Serena left shearing to train as a primary bilingual teacher to help children like those she knew as a youngster to aim high and strive for the best.
"If you are going to be a shearer, be the best shearer. Be the best wool handler. Aim high and see the world.
"My father said wherever you are in the world, if you have shearing skills, you can get home."
After training as a teacher, she turned to social work and has been working to help people for some 16 years.
She is determined to help young people and says the suicide statistics for young Māori are "horrendous".
Asked if things have changed in the shearing shed, she points to the group of older women who she grew up around who acted as mentors, advisors and protectors.
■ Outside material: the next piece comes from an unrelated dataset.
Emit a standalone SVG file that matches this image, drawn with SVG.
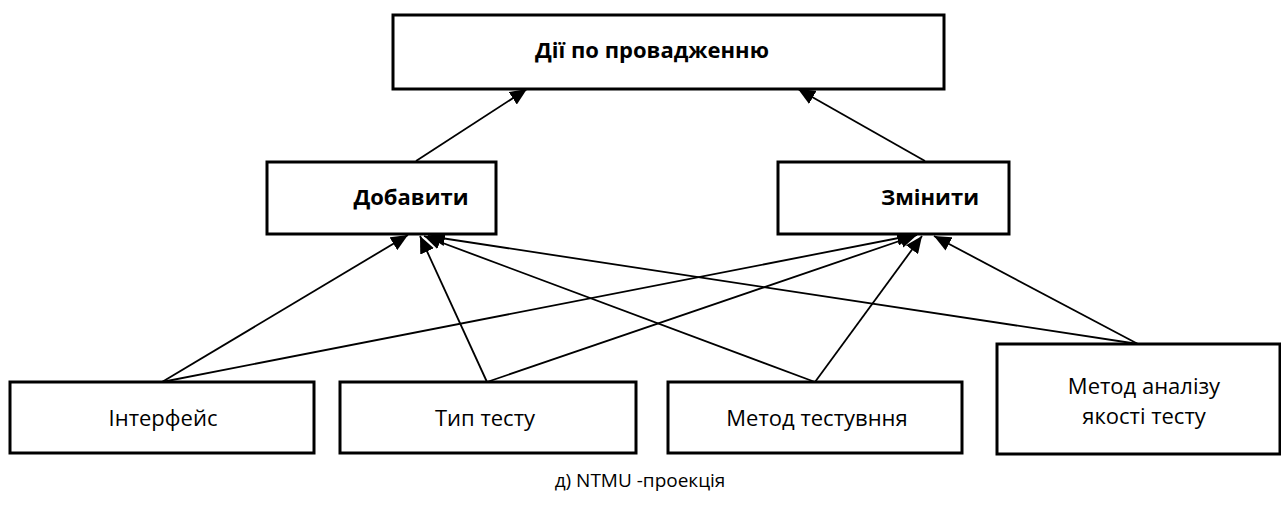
<svg xmlns="http://www.w3.org/2000/svg" width="1281" height="516" viewBox="0 0 1281 516">
<defs>
<style>
.box{fill:#fff;stroke:#000;stroke-width:3}
.b{font-family:"Open Sans","Noto Sans",sans-serif;font-weight:700;font-size:22px;fill:#000;text-anchor:middle}
.n{font-family:"Open Sans","Noto Sans",sans-serif;font-weight:400;font-size:22px;fill:#000;text-anchor:middle}
.c{font-family:"Open Sans","Noto Sans",sans-serif;font-weight:400;font-size:19px;fill:#000;text-anchor:middle}
.ln{stroke:#000;stroke-width:1.8;fill:none;marker-end:url(#ah)}
</style>
<marker id="ah" markerUnits="userSpaceOnUse" markerWidth="19" markerHeight="15" refX="17" refY="7.5" orient="auto">
<path d="M0,0 L17,7.5 L0,15 Z" fill="#000"/>
</marker>
</defs>
<rect width="1281" height="516" fill="#fff"/>
<g id="connectors">
<line class="ln" x1="416" y1="161" x2="527" y2="89"/>
<line class="ln" x1="925" y1="161" x2="798" y2="89"/>
<line class="ln" x1="162" y1="382" x2="408" y2="235"/>
<line class="ln" x1="487" y1="382" x2="420" y2="236"/>
<line class="ln" x1="815" y1="382" x2="424" y2="236"/>
<line class="ln" x1="1138" y1="344" x2="428" y2="236"/>
<line class="ln" x1="162" y1="382" x2="914" y2="235"/>
<line class="ln" x1="487" y1="382" x2="917" y2="235"/>
<line class="ln" x1="815" y1="382" x2="922" y2="236"/>
<line class="ln" x1="1138" y1="344" x2="934" y2="236"/>
</g>
<g id="node-top">
<rect class="box" x="393" y="15" width="551" height="74"/>
<text class="b" x="652" y="58">Дії по провадженню</text>
</g>
<g id="node-add">
<rect class="box" x="267" y="162" width="229" height="72"/>
<text class="b" x="411" y="205">Добавити</text>
</g>
<g id="node-change">
<rect class="box" x="778" y="162" width="231" height="72"/>
<text class="b" x="930" y="205">Змінити</text>
</g>
<g id="node-interface">
<rect class="box" x="10" y="382" width="304" height="71"/>
<text class="n" x="163" y="426">Інтерфейс</text>
</g>
<g id="node-testtype">
<rect class="box" x="340" y="382" width="296" height="71"/>
<text class="n" x="485" y="426">Тип тесту</text>
</g>
<g id="node-testmethod">
<rect class="box" x="668" y="382" width="294" height="71"/>
<text class="n" x="817" y="426">Метод тестувння</text>
</g>
<g id="node-analysis">
<rect class="box" x="997" y="344" width="283" height="110"/>
<text class="n" x="1144" y="394">Метод аналізу</text>
<text class="n" x="1144" y="424">якості тесту</text>
</g>
<text class="c" x="640" y="487">д) NTMU -проекція</text>
</svg>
"They helped you make good choices. There was lots of drinking and promiscuity but they mentored you through that. I don't see that so much now."
On the other hand, she sees more professional athletes in the industry now; people who want to train for a show or a record and will go for a run after work rather than settle in for a drink.
Recently she and other counsellors organised a course for rangatahi.
"Many may have a terrible experience in school, then join the shearing industry and find themselves away from family and friends, or rules. They have to fend for themselves. We look for ways to help and talk to them."
There were talks on mental health, reading a payslip, self-management for alcohol, keeping physically safe, even making sure you drink enough water. There was also cultural teaching around the taiaha.
"We wanted young people to know they can travel the world, they can be world champions. They just need to be strong."
She says it was lovely to see young people blossom.
"Hopefully we can spread that across the country."